Submissive Women And the Trust Issue

Trust is a key issue with submissive women. If they're to go with you to either your place or a hotel and then allow you to take control of them - they simply have to trust you.

For this reason your first face-to-face meeting will be very important. Many submissive women enjoy bondage - they find the thought of being restrained highly sexually stimulating. They may enjoy being handcuffed, tied up or blindfolded but it's easy to see why they'll need to have trust in you before they'll allow themselves to abandon control.

During your first meeting just be yourself. Always tell the truth. First, tell them you're a "nut" about your health so are very, very careful about taking risks. They'll want to hear that. 

Second, tell them that you're not into anything extreme and that in the normal day to day world you're really a very nice guy. Don't even bring up controversial or offensive subjects. Let her do most of the talking.

Third, even if you've never had a sexual experience with a submissive woman before, you'll need to lie a bit here and claim that you're experienced. Submissive women insist that a man have some background with other submissive women. It's a must. It's kind of like becoming a brain surgeon. You can't become a brain surgeon at a large hospital until you've completed several hundred such operations. But how can you get the experience if they won't let you operate? it's the same thing here. No submissive woman wants to train you - they want you to do the training. So you're forced to tell a small lie.

Fourth, tell them you promise to respect their limits. This is a key thing they will want to hear. Ask for their limits and nod as they read off their list. Remember them carefully.

Fifth, don't be a tightwad. I've had a dozen submissive women tell me how much it pisses them off when a new man they meet asks them to share the cost of a hotel room. Due to the economic crisis hotel room rates have been declining substantially. Don't mention money at all during your meeting or they'll right you off as a broke loser. And if you use a hotel, be sure it's decent, not one of those cockroach infested cheap motels. Women hate cheapskates too.

Sixth, tell them that you insist that they make a "safe call". A safe call is a telephone call they arrange to make to a friend (usually a girlfriend) during your hotel scene.

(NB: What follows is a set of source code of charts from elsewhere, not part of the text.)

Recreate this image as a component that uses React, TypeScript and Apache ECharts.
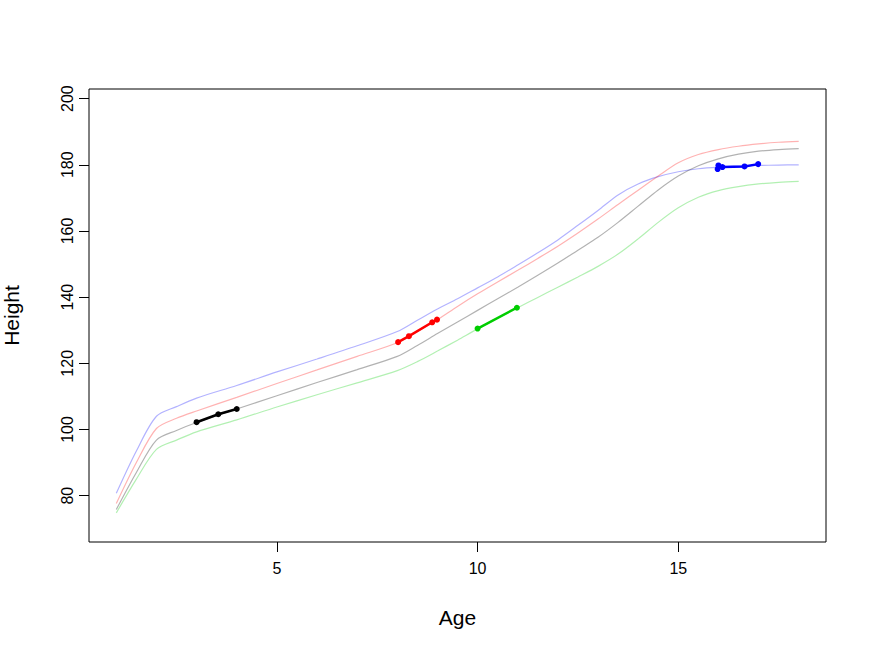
import React, { useEffect, useRef } from "react";
import * as echarts from "echarts";

// Reference growth curves (age in years, height in cm)
const curveAges = [1, 1.5, 2, 2.5, 3, 4, 5, 6, 7, 8, 8.5, 9, 9.5, 10, 10.5, 11, 11.5, 12, 12.5, 13, 13.5, 14, 14.5, 15, 15.5, 16, 16.5, 17, 17.5, 18];
const curveBlue = [80.7, 93.5, 104.0, 106.9, 109.5, 113.3, 117.4, 121.3, 125.3, 129.6, 133.0, 136.4, 139.5, 142.8, 146.1, 149.7, 153.4, 157.3, 161.7, 166.2, 170.9, 174.2, 176.4, 177.9, 178.8, 179.3, 179.6, 179.8, 179.9, 180.0];
const curveRed = [77.6, 90.0, 100.3, 103.4, 105.6, 109.7, 113.9, 118.0, 122.1, 126.2, 129.6, 133.2, 137.2, 141.0, 144.6, 148.1, 151.7, 155.4, 159.4, 163.6, 168.0, 172.3, 176.6, 180.6, 183.1, 184.6, 185.6, 186.3, 186.8, 187.1];
const curveGray = [75.8, 87.0, 96.8, 99.7, 102.1, 106.2, 110.2, 114.2, 118.1, 122.1, 125.4, 129.0, 132.5, 136.0, 139.5, 143.0, 146.6, 150.3, 154.2, 158.1, 162.6, 167.5, 172.4, 176.6, 179.7, 181.8, 183.2, 184.1, 184.6, 184.9];
const curveGreen = [74.8, 85.0, 94.0, 96.8, 99.3, 102.9, 106.8, 110.5, 114.1, 117.8, 120.5, 123.7, 127.0, 130.4, 133.6, 136.8, 139.9, 143.0, 146.1, 149.3, 153.0, 157.6, 162.6, 167.0, 170.2, 172.2, 173.4, 174.2, 174.7, 175.0];

// Observed measurements (individual children)
const blackAges = [3.0, 3.54, 4.0];
const blackHeights = [102.2, 104.6, 106.2];
const redAges = [8.02, 8.29, 8.87, 8.99];
const redHeights = [126.4, 128.2, 132.4, 133.2];
const greenAges = [10.0, 10.98];
const greenHeights = [130.5, 136.8];
const blueAges = [15.98, 16.0, 16.1, 16.65, 16.99];
const blueHeights = [178.7, 179.8, 179.3, 179.5, 180.2];

// Axis ticks
const xTicks = [5, 10, 15];
const yTicks = [80, 100, 120, 140, 160, 180, 200];

const FONT = "Liberation Sans, Arial, Helvetica, sans-serif";

const zip = (xs: number[], ys: number[]) => xs.map((x, i) => [x, ys[i]]);

export default function App() {
  const ref = useRef<HTMLDivElement>(null);
  useEffect(() => {
    document.body.style.margin = "0";
    if (!ref.current) return;
    const chart = echarts.init(ref.current, null, { renderer: "svg" });

    const curve = (name: string, ys: number[], color: string) => ({
      name,
      type: "line",
      data: zip(curveAges, ys),
      showSymbol: false,
      smooth: 0.3,
      lineStyle: { color, width: 1.2 },
      z: 2,
      silent: true,
    });
    const obs = (name: string, xs: number[], ys: number[], color: string) => ({
      name,
      type: "line",
      data: zip(xs, ys),
      symbol: "circle",
      symbolSize: 6,
      showSymbol: true,
      itemStyle: { color },
      lineStyle: { color, width: 2.5 },
      z: 5,
      silent: true,
    });

    chart.setOption({
      animation: false,
      backgroundColor: "#ffffff",
      grid: {
        left: 89,
        right: 46,
        top: 89,
        bottom: 112,
        containLabel: false,
        outerBoundsMode: "none",
        show: true,
        borderColor: "#000000",
        borderWidth: 1,
        backgroundColor: "transparent",
      },
      xAxis: {
        type: "value",
        min: 0.32,
        max: 18.68,
        name: "Age",
        nameLocation: "middle",
        nameGap: 65,
        nameTextStyle: { fontFamily: FONT, fontSize: 21, color: "#000" },
        axisLine: { show: false },
        splitLine: { show: false },
        axisTick: {
          show: true,
          customValues: xTicks,
          length: 10,
          lineStyle: { color: "#000", width: 1 },
        },
        axisLabel: {
          customValues: xTicks,
          margin: 18,
          fontFamily: FONT,
          fontSize: 16,
          color: "#000",
        },
      },
      yAxis: {
        type: "value",
        min: 66.0,
        max: 202.9,
        name: "Height",
        nameLocation: "middle",
        nameRotate: 90,
        nameGap: 67,
        nameTextStyle: { fontFamily: FONT, fontSize: 21, color: "#000" },
        axisLine: { show: false },
        splitLine: { show: false },
        axisTick: {
          show: true,
          customValues: yTicks,
          length: 10,
          lineStyle: { color: "#000", width: 1 },
        },
        axisLabel: {
          customValues: yTicks,
          rotate: 90,
          margin: 14,
          fontFamily: FONT,
          fontSize: 16,
          color: "#000",
        },
      },
      series: [
        curve("Blue curve", curveBlue, "rgba(0,0,255,0.3)"),
        curve("Red curve", curveRed, "rgba(255,0,0,0.3)"),
        curve("Gray curve", curveGray, "rgba(0,0,0,0.3)"),
        curve("Green curve", curveGreen, "rgba(0,205,0,0.3)"),
        obs("Child 1", blackAges, blackHeights, "#000000"),
        obs("Child 2", redAges, redHeights, "#ff0000"),
        obs("Child 3", greenAges, greenHeights, "#00cd00"),
        obs("Child 4", blueAges, blueHeights, "#0000ff"),
      ],
    });
    return () => chart.dispose();
  }, []);
  return <div ref={ref} style={{ width: 872, height: 654 }} />;
}
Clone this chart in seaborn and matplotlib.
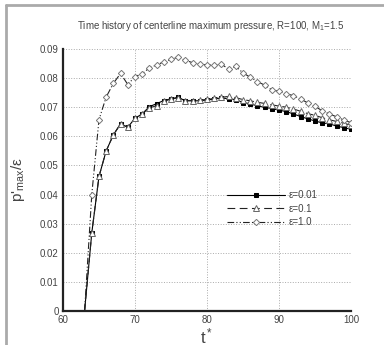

They instruct the friend that if they don't call at a certain time on a certain evening (timed to fall in the middle of your hotel scene), they're to call the police for assistance.

Insist that they set up a safe call. Most will thank you for your concern and then not bother to set up the call. This is how it usually goes. But if they do make the call - be VERY sure that call gets made! Some submissive women will set up a safe call during the first scene only. After that they'll drop it.

This can be a problem. You'll find that once you get involved in your scene and are sexually aroused - time flies and it's extremely easy to forget all about the call. If you have an alarm watch - use it to be sure that call gets made.

During your pre-scene first meeting she will lay out the activities she enjoys and those she wants to avoid. She sets the parameters within which you will run the show. Once the scene gets going and you both are involved - you're completely in charge.

Once additional note. Many submissive women enjoy having their hands and arms restrained. You can buy a good-quality pair of police type handcuffs on eBay for around twenty bucks. But here's a tip. You can buy a cheaper pair of "play" toy handcuffs that are covered with fuzzy blue or red felt. Since they're play handcuffs, they have a little release lever on them with which the wearer can use to quickly and easily escape them.

I like to bring these play cuffs out the first time I have a scene with a new lady. Since they don't yet trust me enough to allow me to use the police-quality handcuffs, the play cuffs are ideal. They allow you to cuff her and you'll both enjoy the restraint without her having to trust you completely. Most submissive women enjoy my consideration for her comfort.